Richard Trevithick’s 240th birthday has today been celebrated with a Google Doodle on search engine Google.

Today’s artistic Google logo features a steam train, which symbolises the birthday of steam engine pioneer Richard Trevithick 240 years ago.

Trevithick invented both the first high pressure steam engine as well as the first operational steam locomotive.

He was born in a mining area in Cornwall on April 13 in 1771 and he built his first locomotive the ‘Puffing Devil’ in 1801.

A few years later in 1804, his Pen-y-Darren locomotive made the world’s first locomotive-hauled railway journey when it carried 10 tons of iron between Pen-y-Darren to Abercynon (almost 10 miles).

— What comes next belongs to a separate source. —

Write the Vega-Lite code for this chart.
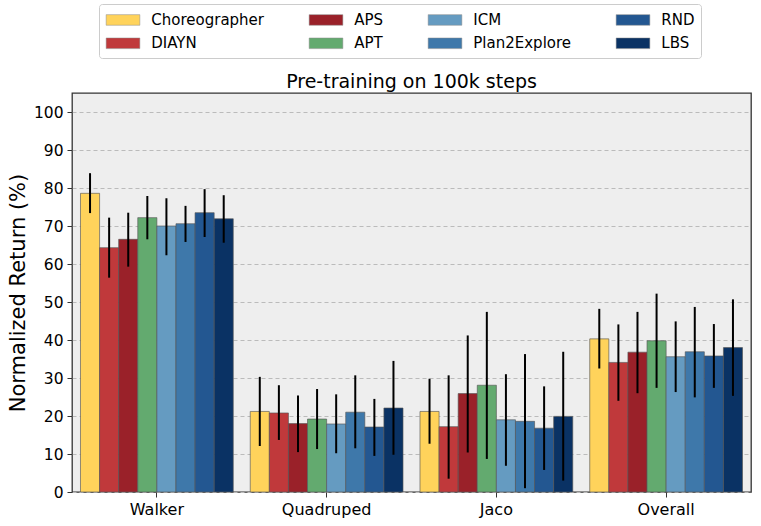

Already as a young boy Trevithick became interested in steam engines as he used to watch the engines pump water from the deep Cornwall copper mines to the surface.

He was at one point also the neighbour of William Murdoch, the inventor of the oscillating steam engine, and it’s believed that Murdoch inspired him with his experiments with steam powered road locomotion.

Trevithick was later assigned a post as a mining consultant in Peru, and travelled South America extensively.

He returned to Cornwall and UK 11 years later.

Although Trevithick was a successful engineer, he was later declared bankrupt after some of the projects he was involved with failed, and he died a poor man on April 22, 1833.